__Exercise__.
Take every line from the material that has the word "size" in it.

__Given material__.

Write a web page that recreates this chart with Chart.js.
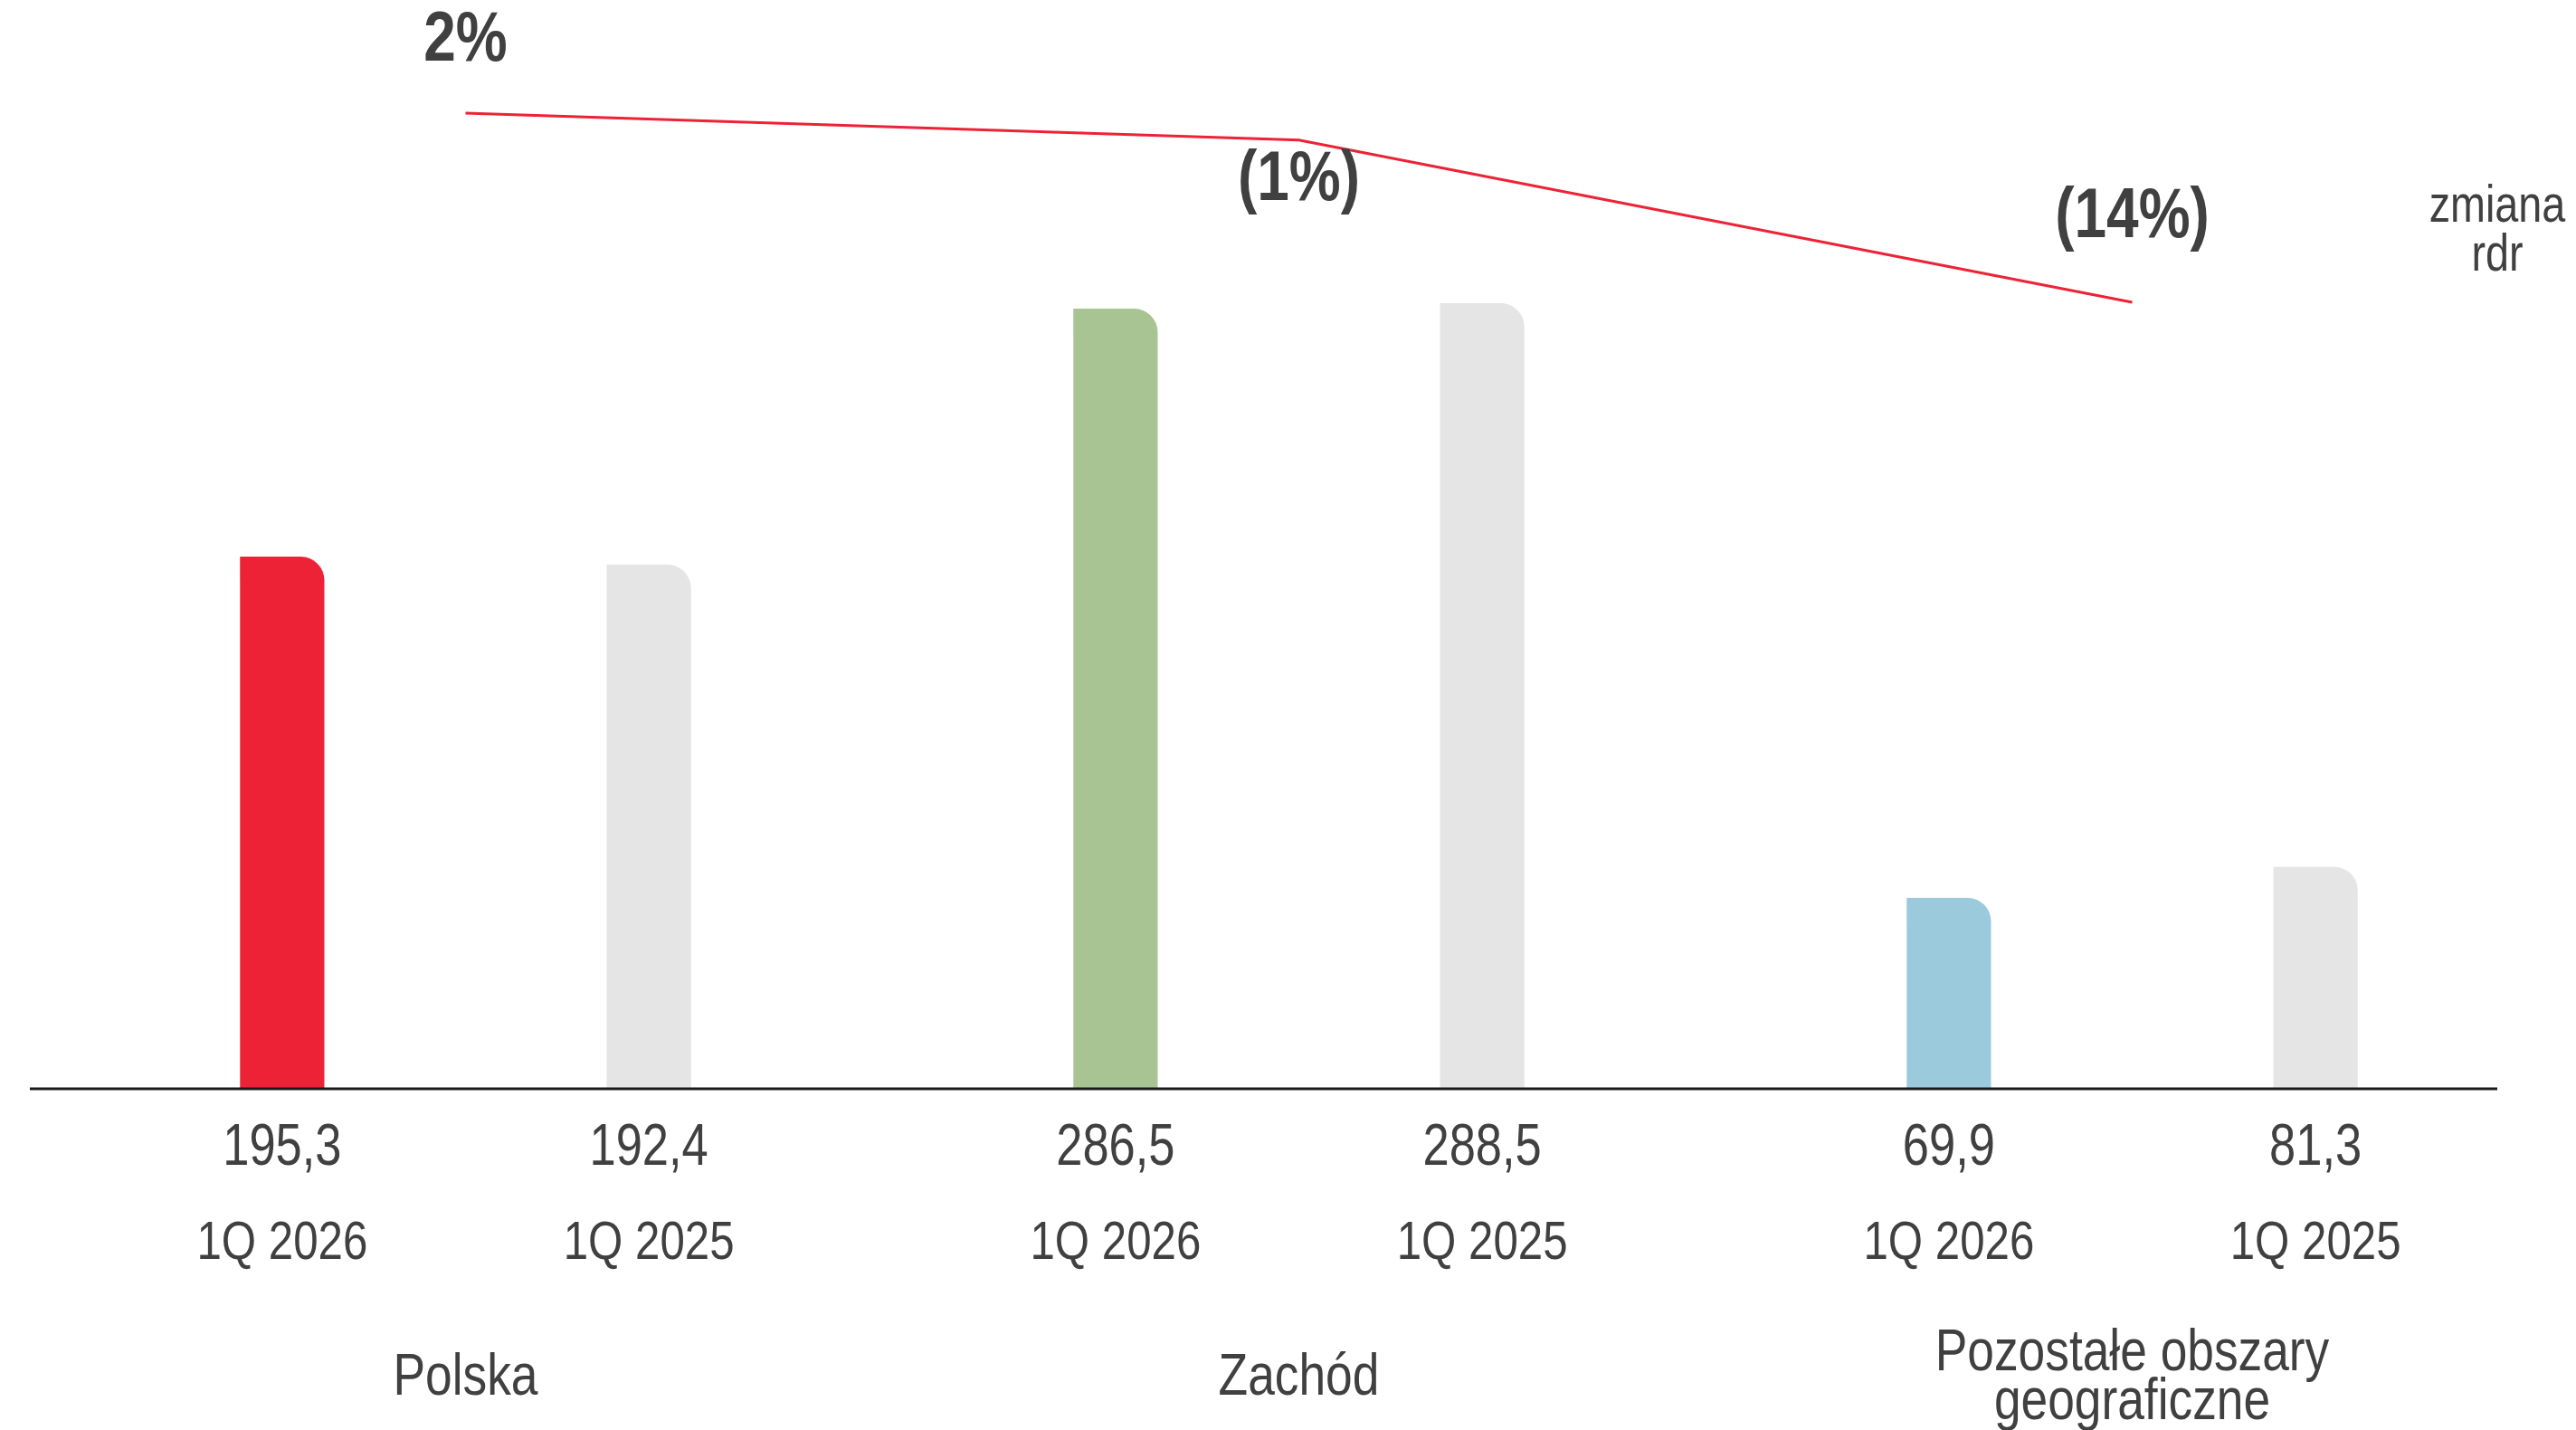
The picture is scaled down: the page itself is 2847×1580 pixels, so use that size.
<!DOCTYPE html>
<html><head><meta charset="utf-8">
<script src="https://cdn.jsdelivr.net/npm/chart.js@4.4.1/dist/chart.umd.min.js"></script>
<style>html,body{margin:0;padding:0;background:#fff;overflow:hidden}#wrap{width:2847px;height:1580px;position:relative}</style>
</head><body><div id="wrap"><canvas id="c" width="2847" height="1580"></canvas></div>
<script>
const groups = ['Polska', 'Zachód', ['Pozostałe obszary', 'geograficzne']];
const periods = ['1Q 2026', '1Q 2025'];
const values2026 = [195.3, 286.5, 69.9];
const values2025 = [192.4, 288.5, 81.3];
const yoyChange = [1.5, -0.7, -14.0];
const yoyLabels = ['2%', '(1%)', '(14%)'];
const sideLabel = ['zmiana', 'rdr'];

const colors2026 = ['#ED2236', '#A9C493', '#9BCADC'];
const color2025 = '#E5E5E5';
const lineColor = '#ED2236';
const textColor = '#404040';

function hasFont(name) {
  const c = document.createElement('canvas').getContext('2d');
  const s = 'abcdefghijklmnopQRS 0123456789';
  c.font = '72px monospace'; const w1 = c.measureText(s).width;
  c.font = '72px "' + name + '", monospace'; const w2 = c.measureText(s).width;
  return Math.abs(w1 - w2) > 0.5;
}
const NARROW = hasFont('Liberation Sans Narrow');

function drawText(ctx, text, x, y, size, weight) {
  ctx.save();
  ctx.fillStyle = textColor;
  ctx.textAlign = 'center';
  ctx.textBaseline = 'middle';
  if (NARROW) {
    ctx.font = weight + ' ' + size + 'px "Liberation Sans Narrow", sans-serif';
    ctx.fillText(text, x, y);
  } else {
    ctx.translate(x, y);
    ctx.scale(0.82, 1);
    ctx.font = weight + ' ' + size + 'px "Liberation Sans", Arial, sans-serif';
    ctx.fillText(text, 0, 0);
  }
  ctx.restore();
}
const fmt = v => v.toFixed(1).replace('.', ',');

const labelPlugin = {
  id: 'labels',
  afterDatasetsDraw(chart) {
    const ctx = chart.ctx;
    const a = chart.chartArea;
    // axis line
    ctx.save();
    ctx.strokeStyle = '#1a1a1a';
    ctx.lineWidth = 3;
    ctx.beginPath();
    ctx.moveTo(a.left - 21, a.bottom + 1);
    ctx.lineTo(a.right - 57, a.bottom + 1);
    ctx.stroke();
    ctx.restore();
    // per-bar labels
    [0, 1].forEach(di => {
      const meta = chart.getDatasetMeta(di);
      const vals = chart.data.datasets[di].data;
      meta.data.forEach((bar, i) => {
        drawText(ctx, fmt(vals[i]), bar.x, a.bottom + 67, 64, 'normal');
        drawText(ctx, periods[di], bar.x, a.bottom + 172, 60, 'normal');
      });
    });
    // group labels
    const xs = chart.scales.x;
    groups.forEach((g, i) => {
      const x = xs.getPixelForValue(i);
      const lines = Array.isArray(g) ? g : [g];
      const lh = 54;
      const y0 = a.bottom + 321 - (lines.length - 1) * lh / 2;
      lines.forEach((t, k) => drawText(ctx, t, x, y0 + k * lh, 65, 'normal'));
    });
    // yoy labels
    const lm = chart.getDatasetMeta(2);
    const offs = [-80, 45, -94];
    lm.data.forEach((p, i) => {
      drawText(ctx, yoyLabels[i], p.x, p.y + offs[i], 78, 'bold');
    });
    // side label
    drawText(ctx, sideLabel[0], a.right - 57, 229, 57, 'normal');
    drawText(ctx, sideLabel[1], a.right - 57, 283, 57, 'normal');
  }
};

new Chart(document.getElementById('c'), {
  data: {
    labels: groups,
    datasets: [
      {
        type: 'bar', label: periods[0], data: values2026,
        backgroundColor: colors2026,
        borderRadius: { topLeft: 0, topRight: 26, bottomLeft: 0, bottomRight: 0 },
        borderSkipped: false,
        categoryPercentage: 0.88, barPercentage: 0.23,
        yAxisID: 'y', order: 2
      },
      {
        type: 'bar', label: periods[1], data: values2025,
        backgroundColor: color2025,
        borderRadius: { topLeft: 0, topRight: 26, bottomLeft: 0, bottomRight: 0 },
        borderSkipped: false,
        categoryPercentage: 0.88, barPercentage: 0.23,
        yAxisID: 'y', order: 2
      },
      {
        type: 'line', label: 'zmiana rdr', data: yoyChange,
        borderColor: lineColor, borderWidth: 3, pointRadius: 0,
        tension: 0, fill: false, yAxisID: 'y2', order: 1
      }
    ]
  },
  options: {
    responsive: false,
    devicePixelRatio: 1,
    animation: false,
    layout: { padding: { left: 54, right: 30, top: 0, bottom: 378 } },
    plugins: { legend: { display: false }, tooltip: { enabled: false } },
    scales: {
      x: { display: false, offset: true },
      y: { display: false, min: 0, max: 400 },
      y2: { display: false, min: -78.37, max: 10.77 }
    }
  },
  plugins: [labelPlugin]
});
</script>
</body></html>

__Exercise output__.
The picture is scaled down: the page itself is 2847×1580 pixels, so use that size.
function drawText(ctx, text, x, y, size, weight) {
    ctx.font = weight + ' ' + size + 'px "Liberation Sans Narrow", sans-serif';
    ctx.font = weight + ' ' + size + 'px "Liberation Sans", Arial, sans-serif';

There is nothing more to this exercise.